** BEGIN **
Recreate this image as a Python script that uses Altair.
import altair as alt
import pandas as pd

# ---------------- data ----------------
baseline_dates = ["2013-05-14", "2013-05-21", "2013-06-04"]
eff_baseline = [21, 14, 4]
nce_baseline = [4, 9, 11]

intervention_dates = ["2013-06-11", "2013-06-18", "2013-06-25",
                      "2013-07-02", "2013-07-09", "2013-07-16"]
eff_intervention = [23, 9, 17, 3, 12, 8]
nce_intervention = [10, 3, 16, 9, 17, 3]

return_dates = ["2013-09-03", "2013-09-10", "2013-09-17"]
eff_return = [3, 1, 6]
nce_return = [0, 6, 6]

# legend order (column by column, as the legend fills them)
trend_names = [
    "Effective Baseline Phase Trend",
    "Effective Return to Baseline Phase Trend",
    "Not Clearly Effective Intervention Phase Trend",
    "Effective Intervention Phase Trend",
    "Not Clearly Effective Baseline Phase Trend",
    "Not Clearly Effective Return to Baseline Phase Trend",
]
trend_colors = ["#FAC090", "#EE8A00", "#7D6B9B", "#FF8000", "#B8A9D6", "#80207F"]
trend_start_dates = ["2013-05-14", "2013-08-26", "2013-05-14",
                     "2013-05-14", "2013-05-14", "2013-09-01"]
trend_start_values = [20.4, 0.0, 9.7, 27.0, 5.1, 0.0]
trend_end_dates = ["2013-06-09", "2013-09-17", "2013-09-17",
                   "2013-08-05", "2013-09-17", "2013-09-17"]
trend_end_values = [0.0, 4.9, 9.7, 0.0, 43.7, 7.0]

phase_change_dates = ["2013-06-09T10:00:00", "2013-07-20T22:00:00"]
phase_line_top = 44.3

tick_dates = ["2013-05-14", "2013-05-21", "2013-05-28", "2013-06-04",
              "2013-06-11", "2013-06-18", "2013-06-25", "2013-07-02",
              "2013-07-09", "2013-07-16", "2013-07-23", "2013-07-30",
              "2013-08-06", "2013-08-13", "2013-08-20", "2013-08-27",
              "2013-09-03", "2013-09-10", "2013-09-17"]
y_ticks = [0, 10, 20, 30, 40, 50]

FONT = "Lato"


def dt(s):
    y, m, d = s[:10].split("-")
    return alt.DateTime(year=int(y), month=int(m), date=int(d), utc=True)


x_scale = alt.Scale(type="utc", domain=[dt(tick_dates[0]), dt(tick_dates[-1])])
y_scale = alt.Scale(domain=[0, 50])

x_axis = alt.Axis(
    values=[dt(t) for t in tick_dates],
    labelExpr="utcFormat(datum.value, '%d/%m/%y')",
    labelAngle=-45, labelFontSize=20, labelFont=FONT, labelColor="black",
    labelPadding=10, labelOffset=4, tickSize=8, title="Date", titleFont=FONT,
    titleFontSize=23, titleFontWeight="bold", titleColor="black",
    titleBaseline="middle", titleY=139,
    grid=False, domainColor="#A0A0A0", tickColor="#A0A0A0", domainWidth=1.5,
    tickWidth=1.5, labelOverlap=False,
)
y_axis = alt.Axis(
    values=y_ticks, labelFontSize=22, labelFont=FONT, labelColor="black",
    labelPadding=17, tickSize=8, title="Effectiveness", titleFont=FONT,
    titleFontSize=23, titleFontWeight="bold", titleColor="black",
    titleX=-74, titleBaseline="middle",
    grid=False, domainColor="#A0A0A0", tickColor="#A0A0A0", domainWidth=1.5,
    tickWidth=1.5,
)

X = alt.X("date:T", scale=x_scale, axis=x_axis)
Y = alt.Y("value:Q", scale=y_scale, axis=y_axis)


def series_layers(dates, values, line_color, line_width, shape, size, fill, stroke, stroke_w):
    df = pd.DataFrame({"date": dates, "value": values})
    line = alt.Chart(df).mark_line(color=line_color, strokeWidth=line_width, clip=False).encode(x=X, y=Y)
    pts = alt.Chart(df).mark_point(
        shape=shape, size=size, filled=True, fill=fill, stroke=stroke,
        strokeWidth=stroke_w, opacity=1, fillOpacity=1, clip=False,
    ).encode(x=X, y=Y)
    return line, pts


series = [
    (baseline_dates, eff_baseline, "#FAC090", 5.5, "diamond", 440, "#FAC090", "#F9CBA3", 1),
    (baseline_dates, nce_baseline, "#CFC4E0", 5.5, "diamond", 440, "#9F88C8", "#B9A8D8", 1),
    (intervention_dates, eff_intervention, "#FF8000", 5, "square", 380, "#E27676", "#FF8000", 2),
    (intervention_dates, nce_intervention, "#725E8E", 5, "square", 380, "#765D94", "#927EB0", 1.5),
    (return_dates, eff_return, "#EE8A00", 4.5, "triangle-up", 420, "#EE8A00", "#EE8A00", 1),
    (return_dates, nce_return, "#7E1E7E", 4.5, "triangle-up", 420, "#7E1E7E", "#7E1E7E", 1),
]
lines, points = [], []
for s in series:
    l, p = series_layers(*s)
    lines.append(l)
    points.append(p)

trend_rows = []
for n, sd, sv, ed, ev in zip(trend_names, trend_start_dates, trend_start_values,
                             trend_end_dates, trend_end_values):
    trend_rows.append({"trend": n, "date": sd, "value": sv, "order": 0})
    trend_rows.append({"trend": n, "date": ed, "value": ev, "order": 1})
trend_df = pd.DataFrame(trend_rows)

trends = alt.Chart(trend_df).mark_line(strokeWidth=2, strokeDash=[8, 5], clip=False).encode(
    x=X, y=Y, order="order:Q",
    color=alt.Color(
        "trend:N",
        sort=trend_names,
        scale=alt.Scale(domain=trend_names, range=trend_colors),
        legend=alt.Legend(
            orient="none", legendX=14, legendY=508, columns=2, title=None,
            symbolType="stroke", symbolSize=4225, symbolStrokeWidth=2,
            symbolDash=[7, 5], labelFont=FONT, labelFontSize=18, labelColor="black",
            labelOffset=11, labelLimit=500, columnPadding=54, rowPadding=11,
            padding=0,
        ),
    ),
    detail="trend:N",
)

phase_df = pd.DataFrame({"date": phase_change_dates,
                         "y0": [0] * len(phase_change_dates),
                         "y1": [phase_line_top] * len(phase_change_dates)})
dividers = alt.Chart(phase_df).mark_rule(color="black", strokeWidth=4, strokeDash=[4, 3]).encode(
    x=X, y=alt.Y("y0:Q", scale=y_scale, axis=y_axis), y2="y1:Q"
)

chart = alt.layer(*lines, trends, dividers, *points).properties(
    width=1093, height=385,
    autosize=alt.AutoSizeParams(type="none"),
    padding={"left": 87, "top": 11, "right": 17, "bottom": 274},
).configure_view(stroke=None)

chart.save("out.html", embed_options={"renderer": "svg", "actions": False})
** END **
Do this
Your task is to reproduce the whole listing exactly.

Exercise response
Recreate this image as a Python script that uses Altair.
import altair as alt
import pandas as pd

# ---------------- data ----------------
baseline_dates = ["2013-05-14", "2013-05-21", "2013-06-04"]
eff_baseline = [21, 14, 4]
nce_baseline = [4, 9, 11]

intervention_dates = ["2013-06-11", "2013-06-18", "2013-06-25",
                      "2013-07-02", "2013-07-09", "2013-07-16"]
eff_intervention = [23, 9, 17, 3, 12, 8]
nce_intervention = [10, 3, 16, 9, 17, 3]

return_dates = ["2013-09-03", "2013-09-10", "2013-09-17"]
eff_return = [3, 1, 6]
nce_return = [0, 6, 6]

# legend order (column by column, as the legend fills them)
trend_names = [
    "Effective Baseline Phase Trend",
    "Effective Return to Baseline Phase Trend",
    "Not Clearly Effective Intervention Phase Trend",
    "Effective Intervention Phase Trend",
    "Not Clearly Effective Baseline Phase Trend",
    "Not Clearly Effective Return to Baseline Phase Trend",
]
trend_colors = ["#FAC090", "#EE8A00", "#7D6B9B", "#FF8000", "#B8A9D6", "#80207F"]
trend_start_dates = ["2013-05-14", "2013-08-26", "2013-05-14",
                     "2013-05-14", "2013-05-14", "2013-09-01"]
trend_start_values = [20.4, 0.0, 9.7, 27.0, 5.1, 0.0]
trend_end_dates = ["2013-06-09", "2013-09-17", "2013-09-17",
                   "2013-08-05", "2013-09-17", "2013-09-17"]
trend_end_values = [0.0, 4.9, 9.7, 0.0, 43.7, 7.0]

phase_change_dates = ["2013-06-09T10:00:00", "2013-07-20T22:00:00"]
phase_line_top = 44.3

tick_dates = ["2013-05-14", "2013-05-21", "2013-05-28", "2013-06-04",
              "2013-06-11", "2013-06-18", "2013-06-25", "2013-07-02",
              "2013-07-09", "2013-07-16", "2013-07-23", "2013-07-30",
              "2013-08-06", "2013-08-13", "2013-08-20", "2013-08-27",
              "2013-09-03", "2013-09-10", "2013-09-17"]
y_ticks = [0, 10, 20, 30, 40, 50]

FONT = "Lato"


def dt(s):
    y, m, d = s[:10].split("-")
    return alt.DateTime(year=int(y), month=int(m), date=int(d), utc=True)


x_scale = alt.Scale(type="utc", domain=[dt(tick_dates[0]), dt(tick_dates[-1])])
y_scale = alt.Scale(domain=[0, 50])

x_axis = alt.Axis(
    values=[dt(t) for t in tick_dates],
    labelExpr="utcFormat(datum.value, '%d/%m/%y')",
    labelAngle=-45, labelFontSize=20, labelFont=FONT, labelColor="black",
    labelPadding=10, labelOffset=4, tickSize=8, title="Date", titleFont=FONT,
    titleFontSize=23, titleFontWeight="bold", titleColor="black",
    titleBaseline="middle", titleY=139,
    grid=False, domainColor="#A0A0A0", tickColor="#A0A0A0", domainWidth=1.5,
    tickWidth=1.5, labelOverlap=False,
)
y_axis = alt.Axis(
    values=y_ticks, labelFontSize=22, labelFont=FONT, labelColor="black",
    labelPadding=17, tickSize=8, title="Effectiveness", titleFont=FONT,
    titleFontSize=23, titleFontWeight="bold", titleColor="black",
    titleX=-74, titleBaseline="middle",
    grid=False, domainColor="#A0A0A0", tickColor="#A0A0A0", domainWidth=1.5,
    tickWidth=1.5,
)

X = alt.X("date:T", scale=x_scale, axis=x_axis)
Y = alt.Y("value:Q", scale=y_scale, axis=y_axis)


def series_layers(dates, values, line_color, line_width, shape, size, fill, stroke, stroke_w):
    df = pd.DataFrame({"date": dates, "value": values})
    line = alt.Chart(df).mark_line(color=line_color, strokeWidth=line_width, clip=False).encode(x=X, y=Y)
    pts = alt.Chart(df).mark_point(
        shape=shape, size=size, filled=True, fill=fill, stroke=stroke,
        strokeWidth=stroke_w, opacity=1, fillOpacity=1, clip=False,
    ).encode(x=X, y=Y)
    return line, pts


series = [
    (baseline_dates, eff_baseline, "#FAC090", 5.5, "diamond", 440, "#FAC090", "#F9CBA3", 1),
    (baseline_dates, nce_baseline, "#CFC4E0", 5.5, "diamond", 440, "#9F88C8", "#B9A8D8", 1),
    (intervention_dates, eff_intervention, "#FF8000", 5, "square", 380, "#E27676", "#FF8000", 2),
    (intervention_dates, nce_intervention, "#725E8E", 5, "square", 380, "#765D94", "#927EB0", 1.5),
    (return_dates, eff_return, "#EE8A00", 4.5, "triangle-up", 420, "#EE8A00", "#EE8A00", 1),
    (return_dates, nce_return, "#7E1E7E", 4.5, "triangle-up", 420, "#7E1E7E", "#7E1E7E", 1),
]
lines, points = [], []
for s in series:
    l, p = series_layers(*s)
    lines.append(l)
    points.append(p)

trend_rows = []
for n, sd, sv, ed, ev in zip(trend_names, trend_start_dates, trend_start_values,
                             trend_end_dates, trend_end_values):
    trend_rows.append({"trend": n, "date": sd, "value": sv, "order": 0})
    trend_rows.append({"trend": n, "date": ed, "value": ev, "order": 1})
trend_df = pd.DataFrame(trend_rows)

trends = alt.Chart(trend_df).mark_line(strokeWidth=2, strokeDash=[8, 5], clip=False).encode(
    x=X, y=Y, order="order:Q",
    color=alt.Color(
        "trend:N",
        sort=trend_names,
        scale=alt.Scale(domain=trend_names, range=trend_colors),
        legend=alt.Legend(
            orient="none", legendX=14, legendY=508, columns=2, title=None,
            symbolType="stroke", symbolSize=4225, symbolStrokeWidth=2,
            symbolDash=[7, 5], labelFont=FONT, labelFontSize=18, labelColor="black",
            labelOffset=11, labelLimit=500, columnPadding=54, rowPadding=11,
            padding=0,
        ),
    ),
    detail="trend:N",
)

phase_df = pd.DataFrame({"date": phase_change_dates,
                         "y0": [0] * len(phase_change_dates),
                         "y1": [phase_line_top] * len(phase_change_dates)})
dividers = alt.Chart(phase_df).mark_rule(color="black", strokeWidth=4, strokeDash=[4, 3]).encode(
    x=X, y=alt.Y("y0:Q", scale=y_scale, axis=y_axis), y2="y1:Q"
)

chart = alt.layer(*lines, trends, dividers, *points).properties(
    width=1093, height=385,
    autosize=alt.AutoSizeParams(type="none"),
    padding={"left": 87, "top": 11, "right": 17, "bottom": 274},
).configure_view(stroke=None)

chart.save("out.html", embed_options={"renderer": "svg", "actions": False})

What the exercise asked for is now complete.